## Data extract

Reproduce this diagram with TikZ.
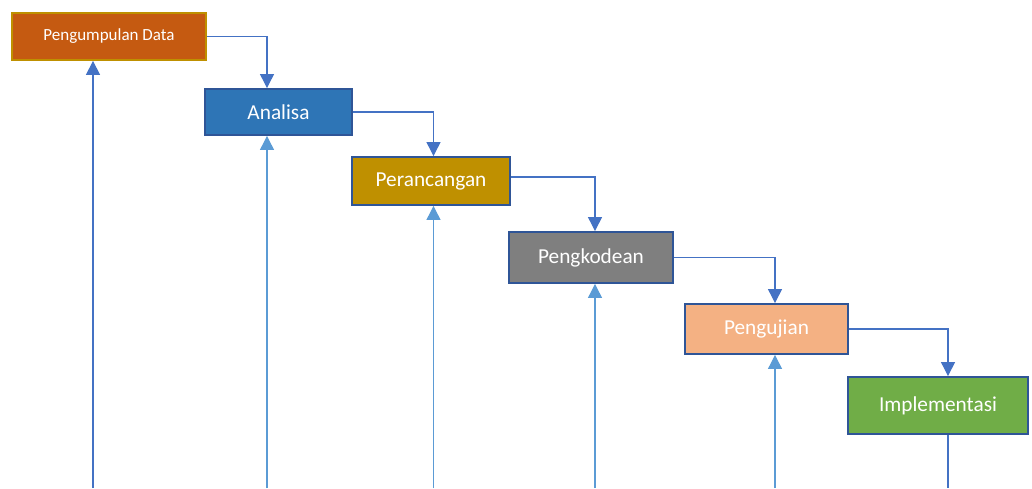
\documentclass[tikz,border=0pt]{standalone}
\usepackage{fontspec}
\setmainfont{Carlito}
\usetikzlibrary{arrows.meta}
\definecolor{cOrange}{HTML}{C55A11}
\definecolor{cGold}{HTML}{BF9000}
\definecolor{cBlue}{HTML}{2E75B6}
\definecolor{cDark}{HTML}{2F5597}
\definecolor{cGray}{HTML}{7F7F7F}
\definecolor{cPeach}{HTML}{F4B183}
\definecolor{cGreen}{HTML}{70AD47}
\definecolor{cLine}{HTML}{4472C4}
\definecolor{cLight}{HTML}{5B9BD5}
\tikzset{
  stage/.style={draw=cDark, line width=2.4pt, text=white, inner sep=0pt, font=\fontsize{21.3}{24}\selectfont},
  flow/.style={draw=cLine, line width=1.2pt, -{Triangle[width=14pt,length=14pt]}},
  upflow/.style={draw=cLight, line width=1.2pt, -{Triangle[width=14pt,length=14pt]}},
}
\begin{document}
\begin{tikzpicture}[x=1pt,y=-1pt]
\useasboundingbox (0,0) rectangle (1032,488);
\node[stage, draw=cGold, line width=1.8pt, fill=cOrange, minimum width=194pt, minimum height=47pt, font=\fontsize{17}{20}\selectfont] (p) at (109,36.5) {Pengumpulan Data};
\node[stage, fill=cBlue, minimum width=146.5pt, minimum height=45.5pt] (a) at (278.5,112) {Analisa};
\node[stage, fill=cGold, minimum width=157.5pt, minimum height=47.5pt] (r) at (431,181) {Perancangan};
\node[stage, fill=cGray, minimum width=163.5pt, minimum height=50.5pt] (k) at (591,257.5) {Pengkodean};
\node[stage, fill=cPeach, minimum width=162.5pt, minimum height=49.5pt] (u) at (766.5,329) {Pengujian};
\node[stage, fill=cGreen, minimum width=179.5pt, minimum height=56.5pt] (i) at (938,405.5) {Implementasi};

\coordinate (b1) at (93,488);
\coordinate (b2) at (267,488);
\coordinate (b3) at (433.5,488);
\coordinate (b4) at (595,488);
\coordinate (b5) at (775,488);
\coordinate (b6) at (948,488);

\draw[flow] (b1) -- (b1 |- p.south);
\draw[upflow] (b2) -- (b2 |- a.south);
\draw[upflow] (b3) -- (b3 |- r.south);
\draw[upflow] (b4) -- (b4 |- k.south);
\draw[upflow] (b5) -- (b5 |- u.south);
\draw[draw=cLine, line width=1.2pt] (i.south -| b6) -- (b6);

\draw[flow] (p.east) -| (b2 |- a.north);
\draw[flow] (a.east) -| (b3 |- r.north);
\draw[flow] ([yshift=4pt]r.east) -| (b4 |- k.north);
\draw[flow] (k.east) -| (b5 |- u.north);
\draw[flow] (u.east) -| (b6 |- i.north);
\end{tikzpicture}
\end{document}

## Stated exercise
Write out, word for word, the lines from the start of the data through the one holding "(i.south -| b6) -- (b6);". Omit pictures.

## Output for this exercise
Reproduce this diagram with TikZ.
\documentclass[tikz,border=0pt]{standalone}
\usepackage{fontspec}
\setmainfont{Carlito}
\usetikzlibrary{arrows.meta}
\definecolor{cOrange}{HTML}{C55A11}
\definecolor{cGold}{HTML}{BF9000}
\definecolor{cBlue}{HTML}{2E75B6}
\definecolor{cDark}{HTML}{2F5597}
\definecolor{cGray}{HTML}{7F7F7F}
\definecolor{cPeach}{HTML}{F4B183}
\definecolor{cGreen}{HTML}{70AD47}
\definecolor{cLine}{HTML}{4472C4}
\definecolor{cLight}{HTML}{5B9BD5}
\tikzset{
  stage/.style={draw=cDark, line width=2.4pt, text=white, inner sep=0pt, font=\fontsize{21.3}{24}\selectfont},
  flow/.style={draw=cLine, line width=1.2pt, -{Triangle[width=14pt,length=14pt]}},
  upflow/.style={draw=cLight, line width=1.2pt, -{Triangle[width=14pt,length=14pt]}},
}
\begin{document}
\begin{tikzpicture}[x=1pt,y=-1pt]
\useasboundingbox (0,0) rectangle (1032,488);
\node[stage, draw=cGold, line width=1.8pt, fill=cOrange, minimum width=194pt, minimum height=47pt, font=\fontsize{17}{20}\selectfont] (p) at (109,36.5) {Pengumpulan Data};
\node[stage, fill=cBlue, minimum width=146.5pt, minimum height=45.5pt] (a) at (278.5,112) {Analisa};
\node[stage, fill=cGold, minimum width=157.5pt, minimum height=47.5pt] (r) at (431,181) {Perancangan};
\node[stage, fill=cGray, minimum width=163.5pt, minimum height=50.5pt] (k) at (591,257.5) {Pengkodean};
\node[stage, fill=cPeach, minimum width=162.5pt, minimum height=49.5pt] (u) at (766.5,329) {Pengujian};
\node[stage, fill=cGreen, minimum width=179.5pt, minimum height=56.5pt] (i) at (938,405.5) {Implementasi};

\coordinate (b1) at (93,488);
\coordinate (b2) at (267,488);
\coordinate (b3) at (433.5,488);
\coordinate (b4) at (595,488);
\coordinate (b5) at (775,488);
\coordinate (b6) at (948,488);

\draw[flow] (b1) -- (b1 |- p.south);
\draw[upflow] (b2) -- (b2 |- a.south);
\draw[upflow] (b3) -- (b3 |- r.south);
\draw[upflow] (b4) -- (b4 |- k.south);
\draw[upflow] (b5) -- (b5 |- u.south);
\draw[draw=cLine, line width=1.2pt] (i.south -| b6) -- (b6);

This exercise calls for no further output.